(Some records)
* * * * * * * * *
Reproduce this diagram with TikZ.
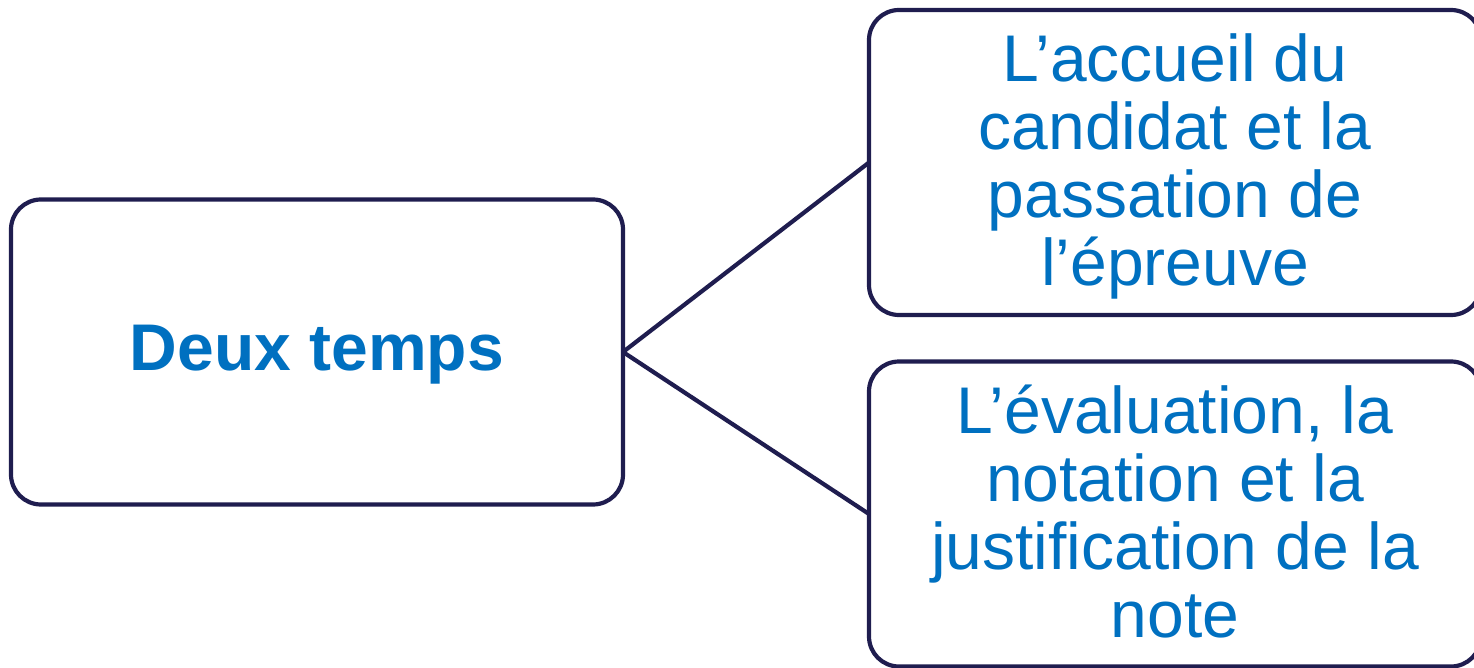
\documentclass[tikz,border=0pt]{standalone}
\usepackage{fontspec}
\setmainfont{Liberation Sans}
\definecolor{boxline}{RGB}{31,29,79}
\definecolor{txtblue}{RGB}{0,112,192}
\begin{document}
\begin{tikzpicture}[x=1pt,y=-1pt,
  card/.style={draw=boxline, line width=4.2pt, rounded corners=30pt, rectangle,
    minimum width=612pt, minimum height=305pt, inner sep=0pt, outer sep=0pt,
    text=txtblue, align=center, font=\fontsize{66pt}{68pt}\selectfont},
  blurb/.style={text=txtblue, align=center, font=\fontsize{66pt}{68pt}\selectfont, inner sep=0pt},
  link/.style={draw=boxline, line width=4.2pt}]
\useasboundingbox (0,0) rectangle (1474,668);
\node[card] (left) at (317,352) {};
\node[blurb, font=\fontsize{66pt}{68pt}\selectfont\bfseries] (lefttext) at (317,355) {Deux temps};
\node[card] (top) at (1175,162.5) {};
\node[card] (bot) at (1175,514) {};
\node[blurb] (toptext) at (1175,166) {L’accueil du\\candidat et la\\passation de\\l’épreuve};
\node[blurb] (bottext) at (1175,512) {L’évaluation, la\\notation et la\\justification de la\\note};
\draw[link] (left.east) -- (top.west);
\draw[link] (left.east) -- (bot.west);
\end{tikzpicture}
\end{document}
* * * * * * * * *
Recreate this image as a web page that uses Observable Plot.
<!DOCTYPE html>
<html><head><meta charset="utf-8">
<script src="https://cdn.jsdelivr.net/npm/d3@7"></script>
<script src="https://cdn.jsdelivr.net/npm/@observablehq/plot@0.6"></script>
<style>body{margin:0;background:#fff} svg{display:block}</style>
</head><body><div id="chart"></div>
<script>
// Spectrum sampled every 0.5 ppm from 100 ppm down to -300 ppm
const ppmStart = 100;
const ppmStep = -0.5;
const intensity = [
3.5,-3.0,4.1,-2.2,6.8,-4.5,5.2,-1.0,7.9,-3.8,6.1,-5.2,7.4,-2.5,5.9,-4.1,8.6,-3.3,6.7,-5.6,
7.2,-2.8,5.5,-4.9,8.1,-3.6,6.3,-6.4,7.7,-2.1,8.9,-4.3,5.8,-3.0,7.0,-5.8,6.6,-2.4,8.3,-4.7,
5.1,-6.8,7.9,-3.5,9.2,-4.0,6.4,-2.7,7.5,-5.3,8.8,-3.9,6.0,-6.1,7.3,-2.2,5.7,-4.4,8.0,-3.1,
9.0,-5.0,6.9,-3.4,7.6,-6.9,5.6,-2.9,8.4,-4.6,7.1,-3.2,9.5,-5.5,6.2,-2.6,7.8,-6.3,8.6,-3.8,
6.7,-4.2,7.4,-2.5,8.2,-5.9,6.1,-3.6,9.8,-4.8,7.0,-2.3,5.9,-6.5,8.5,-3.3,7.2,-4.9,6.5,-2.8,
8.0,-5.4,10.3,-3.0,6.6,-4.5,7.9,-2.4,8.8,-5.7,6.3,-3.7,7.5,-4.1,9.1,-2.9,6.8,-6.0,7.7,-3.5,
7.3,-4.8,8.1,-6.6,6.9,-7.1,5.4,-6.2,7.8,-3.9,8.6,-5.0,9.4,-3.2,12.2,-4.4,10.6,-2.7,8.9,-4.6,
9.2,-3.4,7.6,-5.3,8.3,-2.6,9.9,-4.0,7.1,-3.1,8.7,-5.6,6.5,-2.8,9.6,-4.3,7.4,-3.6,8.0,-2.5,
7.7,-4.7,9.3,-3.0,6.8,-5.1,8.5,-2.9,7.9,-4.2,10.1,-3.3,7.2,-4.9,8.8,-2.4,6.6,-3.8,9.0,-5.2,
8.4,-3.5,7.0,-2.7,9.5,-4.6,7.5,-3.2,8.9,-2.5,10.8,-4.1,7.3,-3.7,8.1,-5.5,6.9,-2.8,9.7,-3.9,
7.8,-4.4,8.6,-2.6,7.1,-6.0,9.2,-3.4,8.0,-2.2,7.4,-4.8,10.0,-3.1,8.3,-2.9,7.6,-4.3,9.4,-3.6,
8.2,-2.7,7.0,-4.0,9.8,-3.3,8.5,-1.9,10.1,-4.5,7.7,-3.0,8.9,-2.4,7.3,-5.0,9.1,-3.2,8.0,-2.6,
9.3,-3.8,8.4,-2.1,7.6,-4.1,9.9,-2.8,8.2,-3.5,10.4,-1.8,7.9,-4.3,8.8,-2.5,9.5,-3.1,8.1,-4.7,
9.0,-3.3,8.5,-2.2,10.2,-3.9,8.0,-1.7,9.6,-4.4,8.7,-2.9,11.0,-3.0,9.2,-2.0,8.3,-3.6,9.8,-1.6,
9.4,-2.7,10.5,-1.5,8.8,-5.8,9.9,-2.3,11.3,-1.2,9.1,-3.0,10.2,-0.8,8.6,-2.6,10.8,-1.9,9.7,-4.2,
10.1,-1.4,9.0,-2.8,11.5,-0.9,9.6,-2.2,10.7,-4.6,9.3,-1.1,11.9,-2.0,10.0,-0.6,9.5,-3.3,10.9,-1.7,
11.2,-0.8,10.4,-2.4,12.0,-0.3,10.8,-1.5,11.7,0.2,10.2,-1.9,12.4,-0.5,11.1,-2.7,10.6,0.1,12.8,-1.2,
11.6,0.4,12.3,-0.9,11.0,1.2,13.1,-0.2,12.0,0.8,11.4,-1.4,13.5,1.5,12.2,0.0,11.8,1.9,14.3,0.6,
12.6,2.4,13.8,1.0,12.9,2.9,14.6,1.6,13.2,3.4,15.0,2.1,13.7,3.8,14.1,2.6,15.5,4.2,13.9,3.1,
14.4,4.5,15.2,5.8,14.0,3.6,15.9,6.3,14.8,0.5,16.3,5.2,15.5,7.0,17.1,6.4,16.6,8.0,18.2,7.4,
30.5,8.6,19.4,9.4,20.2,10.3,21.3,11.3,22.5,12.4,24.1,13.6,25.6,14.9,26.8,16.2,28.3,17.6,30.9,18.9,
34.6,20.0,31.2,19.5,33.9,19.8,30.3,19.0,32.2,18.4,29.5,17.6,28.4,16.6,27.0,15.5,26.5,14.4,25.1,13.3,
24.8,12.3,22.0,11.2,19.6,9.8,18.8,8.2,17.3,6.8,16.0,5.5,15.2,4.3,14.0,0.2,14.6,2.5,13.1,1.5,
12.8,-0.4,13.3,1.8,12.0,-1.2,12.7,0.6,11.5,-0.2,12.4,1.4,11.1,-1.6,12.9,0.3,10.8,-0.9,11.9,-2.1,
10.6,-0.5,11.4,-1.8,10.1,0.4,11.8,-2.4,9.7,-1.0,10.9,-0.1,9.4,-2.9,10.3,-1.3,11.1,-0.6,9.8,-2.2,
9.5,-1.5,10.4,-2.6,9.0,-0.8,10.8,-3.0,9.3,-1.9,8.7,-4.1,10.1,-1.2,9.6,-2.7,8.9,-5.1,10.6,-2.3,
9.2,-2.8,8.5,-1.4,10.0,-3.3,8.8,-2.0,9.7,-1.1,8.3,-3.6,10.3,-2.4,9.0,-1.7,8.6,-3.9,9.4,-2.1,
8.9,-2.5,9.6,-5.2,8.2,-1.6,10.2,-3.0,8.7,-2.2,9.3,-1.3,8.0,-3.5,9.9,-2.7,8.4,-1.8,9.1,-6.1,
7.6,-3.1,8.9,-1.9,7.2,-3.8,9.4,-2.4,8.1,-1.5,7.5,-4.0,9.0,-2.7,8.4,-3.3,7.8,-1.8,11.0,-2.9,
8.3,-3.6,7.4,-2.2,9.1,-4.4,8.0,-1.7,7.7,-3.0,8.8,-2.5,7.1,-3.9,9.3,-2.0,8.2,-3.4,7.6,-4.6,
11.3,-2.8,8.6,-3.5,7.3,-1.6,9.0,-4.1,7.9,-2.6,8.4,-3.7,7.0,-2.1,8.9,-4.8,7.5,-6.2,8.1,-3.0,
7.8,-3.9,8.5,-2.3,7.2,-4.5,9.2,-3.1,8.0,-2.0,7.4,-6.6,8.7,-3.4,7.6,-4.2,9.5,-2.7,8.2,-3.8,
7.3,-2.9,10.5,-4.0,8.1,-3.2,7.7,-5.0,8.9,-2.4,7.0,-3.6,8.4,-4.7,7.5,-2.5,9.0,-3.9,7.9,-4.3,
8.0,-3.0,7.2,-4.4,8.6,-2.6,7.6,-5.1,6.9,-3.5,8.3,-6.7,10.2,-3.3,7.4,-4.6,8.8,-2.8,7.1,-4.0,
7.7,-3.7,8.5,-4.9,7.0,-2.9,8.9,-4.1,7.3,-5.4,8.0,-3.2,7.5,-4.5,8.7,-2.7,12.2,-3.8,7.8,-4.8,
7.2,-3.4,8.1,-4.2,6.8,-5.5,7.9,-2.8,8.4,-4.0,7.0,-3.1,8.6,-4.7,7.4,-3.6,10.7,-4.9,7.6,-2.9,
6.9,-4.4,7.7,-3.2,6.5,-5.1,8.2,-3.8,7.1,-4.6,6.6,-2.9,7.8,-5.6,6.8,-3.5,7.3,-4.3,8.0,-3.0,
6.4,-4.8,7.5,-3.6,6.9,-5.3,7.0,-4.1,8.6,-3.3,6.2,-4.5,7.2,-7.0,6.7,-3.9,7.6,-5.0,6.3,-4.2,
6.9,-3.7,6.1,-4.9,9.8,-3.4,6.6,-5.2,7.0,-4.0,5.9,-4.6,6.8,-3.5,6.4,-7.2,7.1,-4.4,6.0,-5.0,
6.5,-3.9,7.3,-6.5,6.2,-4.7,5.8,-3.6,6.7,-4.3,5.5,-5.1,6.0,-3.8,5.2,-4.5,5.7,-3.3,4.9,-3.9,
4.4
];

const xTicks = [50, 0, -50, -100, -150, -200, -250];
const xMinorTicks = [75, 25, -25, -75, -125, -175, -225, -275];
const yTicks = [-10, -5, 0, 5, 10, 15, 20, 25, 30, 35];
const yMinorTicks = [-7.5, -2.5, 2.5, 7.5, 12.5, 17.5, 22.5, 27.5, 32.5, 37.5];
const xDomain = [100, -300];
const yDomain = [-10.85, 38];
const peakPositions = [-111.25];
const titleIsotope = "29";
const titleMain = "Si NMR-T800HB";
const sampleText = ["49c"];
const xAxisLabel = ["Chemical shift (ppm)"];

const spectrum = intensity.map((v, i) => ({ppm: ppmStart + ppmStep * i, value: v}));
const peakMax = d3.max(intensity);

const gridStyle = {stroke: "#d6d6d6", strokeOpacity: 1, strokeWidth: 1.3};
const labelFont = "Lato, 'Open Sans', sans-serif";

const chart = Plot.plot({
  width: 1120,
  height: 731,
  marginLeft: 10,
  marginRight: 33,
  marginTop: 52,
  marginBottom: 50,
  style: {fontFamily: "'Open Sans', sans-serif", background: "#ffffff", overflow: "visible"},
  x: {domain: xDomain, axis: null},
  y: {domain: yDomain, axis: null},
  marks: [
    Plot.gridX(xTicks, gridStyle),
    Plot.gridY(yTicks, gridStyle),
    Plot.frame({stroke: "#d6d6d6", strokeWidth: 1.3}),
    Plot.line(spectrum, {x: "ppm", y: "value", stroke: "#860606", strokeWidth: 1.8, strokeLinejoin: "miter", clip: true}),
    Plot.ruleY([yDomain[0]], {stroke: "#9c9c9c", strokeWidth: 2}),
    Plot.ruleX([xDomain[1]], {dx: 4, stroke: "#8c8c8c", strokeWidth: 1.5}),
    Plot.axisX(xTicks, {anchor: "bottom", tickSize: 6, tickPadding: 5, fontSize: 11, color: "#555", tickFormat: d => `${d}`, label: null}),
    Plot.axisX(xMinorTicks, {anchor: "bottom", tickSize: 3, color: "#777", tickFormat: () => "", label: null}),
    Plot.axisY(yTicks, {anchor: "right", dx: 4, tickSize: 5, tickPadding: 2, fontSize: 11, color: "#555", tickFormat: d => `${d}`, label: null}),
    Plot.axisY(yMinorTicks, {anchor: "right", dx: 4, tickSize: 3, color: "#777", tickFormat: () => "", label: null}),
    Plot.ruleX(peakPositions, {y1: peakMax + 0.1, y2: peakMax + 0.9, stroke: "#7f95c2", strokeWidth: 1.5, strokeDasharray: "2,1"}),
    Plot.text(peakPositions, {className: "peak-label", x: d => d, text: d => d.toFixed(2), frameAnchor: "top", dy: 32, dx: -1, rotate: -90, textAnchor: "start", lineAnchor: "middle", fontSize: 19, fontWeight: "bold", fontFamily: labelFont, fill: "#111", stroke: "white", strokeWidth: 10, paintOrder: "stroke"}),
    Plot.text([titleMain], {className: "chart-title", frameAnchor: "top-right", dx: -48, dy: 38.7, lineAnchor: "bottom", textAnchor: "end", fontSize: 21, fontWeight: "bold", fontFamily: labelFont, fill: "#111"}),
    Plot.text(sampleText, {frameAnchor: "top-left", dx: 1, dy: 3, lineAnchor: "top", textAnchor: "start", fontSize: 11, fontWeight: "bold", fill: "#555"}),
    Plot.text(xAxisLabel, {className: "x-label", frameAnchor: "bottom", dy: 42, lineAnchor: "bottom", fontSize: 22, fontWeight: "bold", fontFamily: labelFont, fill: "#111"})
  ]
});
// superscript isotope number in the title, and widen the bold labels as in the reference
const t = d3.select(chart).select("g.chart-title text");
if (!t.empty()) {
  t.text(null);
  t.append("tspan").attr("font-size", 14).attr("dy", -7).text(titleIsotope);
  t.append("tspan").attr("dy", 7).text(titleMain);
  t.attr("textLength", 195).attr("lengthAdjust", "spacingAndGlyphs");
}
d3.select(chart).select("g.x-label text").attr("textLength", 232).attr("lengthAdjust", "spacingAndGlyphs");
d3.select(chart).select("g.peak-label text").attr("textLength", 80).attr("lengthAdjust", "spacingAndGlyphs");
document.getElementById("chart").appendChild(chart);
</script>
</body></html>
* * * * * * * * *
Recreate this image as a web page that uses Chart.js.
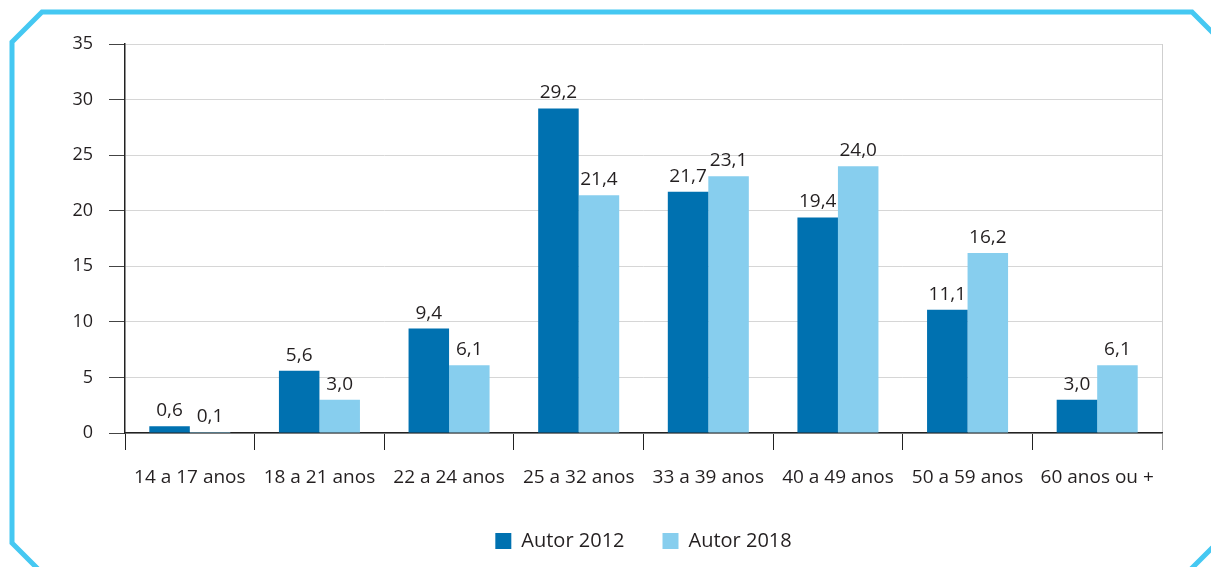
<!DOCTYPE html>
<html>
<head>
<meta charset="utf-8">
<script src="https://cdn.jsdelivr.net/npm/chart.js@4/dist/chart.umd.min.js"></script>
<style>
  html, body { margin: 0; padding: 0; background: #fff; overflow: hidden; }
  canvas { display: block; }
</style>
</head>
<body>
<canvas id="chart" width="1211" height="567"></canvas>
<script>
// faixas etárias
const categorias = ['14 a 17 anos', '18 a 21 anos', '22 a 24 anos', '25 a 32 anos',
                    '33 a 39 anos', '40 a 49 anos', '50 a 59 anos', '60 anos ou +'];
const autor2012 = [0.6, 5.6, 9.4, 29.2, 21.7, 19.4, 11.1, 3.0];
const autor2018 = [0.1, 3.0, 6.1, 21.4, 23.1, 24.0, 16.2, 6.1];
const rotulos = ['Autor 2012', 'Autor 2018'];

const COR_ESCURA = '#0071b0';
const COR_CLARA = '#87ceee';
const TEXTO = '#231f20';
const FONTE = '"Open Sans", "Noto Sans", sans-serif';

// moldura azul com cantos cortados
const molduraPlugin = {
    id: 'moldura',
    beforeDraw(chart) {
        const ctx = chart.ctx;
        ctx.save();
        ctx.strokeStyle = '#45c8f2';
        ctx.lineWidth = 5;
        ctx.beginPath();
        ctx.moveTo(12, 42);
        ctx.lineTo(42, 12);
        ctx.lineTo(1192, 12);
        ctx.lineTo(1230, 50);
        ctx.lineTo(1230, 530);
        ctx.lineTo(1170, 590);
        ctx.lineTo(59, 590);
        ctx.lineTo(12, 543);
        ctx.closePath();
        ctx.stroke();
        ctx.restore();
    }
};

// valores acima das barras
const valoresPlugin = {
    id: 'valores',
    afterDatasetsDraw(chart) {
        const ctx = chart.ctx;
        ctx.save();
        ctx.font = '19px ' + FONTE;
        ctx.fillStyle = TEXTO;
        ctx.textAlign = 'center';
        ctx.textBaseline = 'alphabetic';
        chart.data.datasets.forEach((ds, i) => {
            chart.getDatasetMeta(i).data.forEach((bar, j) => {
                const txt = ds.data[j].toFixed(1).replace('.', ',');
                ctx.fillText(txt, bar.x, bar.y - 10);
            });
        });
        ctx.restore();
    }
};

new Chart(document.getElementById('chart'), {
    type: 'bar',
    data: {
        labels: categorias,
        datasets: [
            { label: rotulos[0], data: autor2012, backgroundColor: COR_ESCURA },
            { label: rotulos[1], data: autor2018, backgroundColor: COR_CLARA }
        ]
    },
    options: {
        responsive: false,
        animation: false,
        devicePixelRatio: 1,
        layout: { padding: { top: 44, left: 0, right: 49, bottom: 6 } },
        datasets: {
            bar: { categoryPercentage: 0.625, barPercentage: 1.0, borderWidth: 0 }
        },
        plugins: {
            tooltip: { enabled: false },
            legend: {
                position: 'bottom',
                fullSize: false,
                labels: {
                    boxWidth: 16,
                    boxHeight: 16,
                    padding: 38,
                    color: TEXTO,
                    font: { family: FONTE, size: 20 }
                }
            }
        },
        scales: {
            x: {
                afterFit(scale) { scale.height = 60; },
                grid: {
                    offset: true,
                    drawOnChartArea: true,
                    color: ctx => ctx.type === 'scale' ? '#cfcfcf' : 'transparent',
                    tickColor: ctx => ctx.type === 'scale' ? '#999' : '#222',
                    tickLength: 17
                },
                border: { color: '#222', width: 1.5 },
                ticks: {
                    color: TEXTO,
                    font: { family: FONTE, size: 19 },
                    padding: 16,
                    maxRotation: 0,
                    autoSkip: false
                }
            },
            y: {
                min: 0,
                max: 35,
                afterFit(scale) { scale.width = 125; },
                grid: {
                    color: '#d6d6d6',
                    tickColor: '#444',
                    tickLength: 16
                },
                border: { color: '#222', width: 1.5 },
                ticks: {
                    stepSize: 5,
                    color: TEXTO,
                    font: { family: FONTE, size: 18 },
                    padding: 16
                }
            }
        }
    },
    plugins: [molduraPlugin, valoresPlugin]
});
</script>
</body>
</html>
* * * * * * * * *
▶ Problem requirements
Copy out every line of the data that includes the word "this".

▶ Correct result
Reproduce this diagram with TikZ.
Recreate this image as a web page that uses Observable Plot.
Recreate this image as a web page that uses Chart.js.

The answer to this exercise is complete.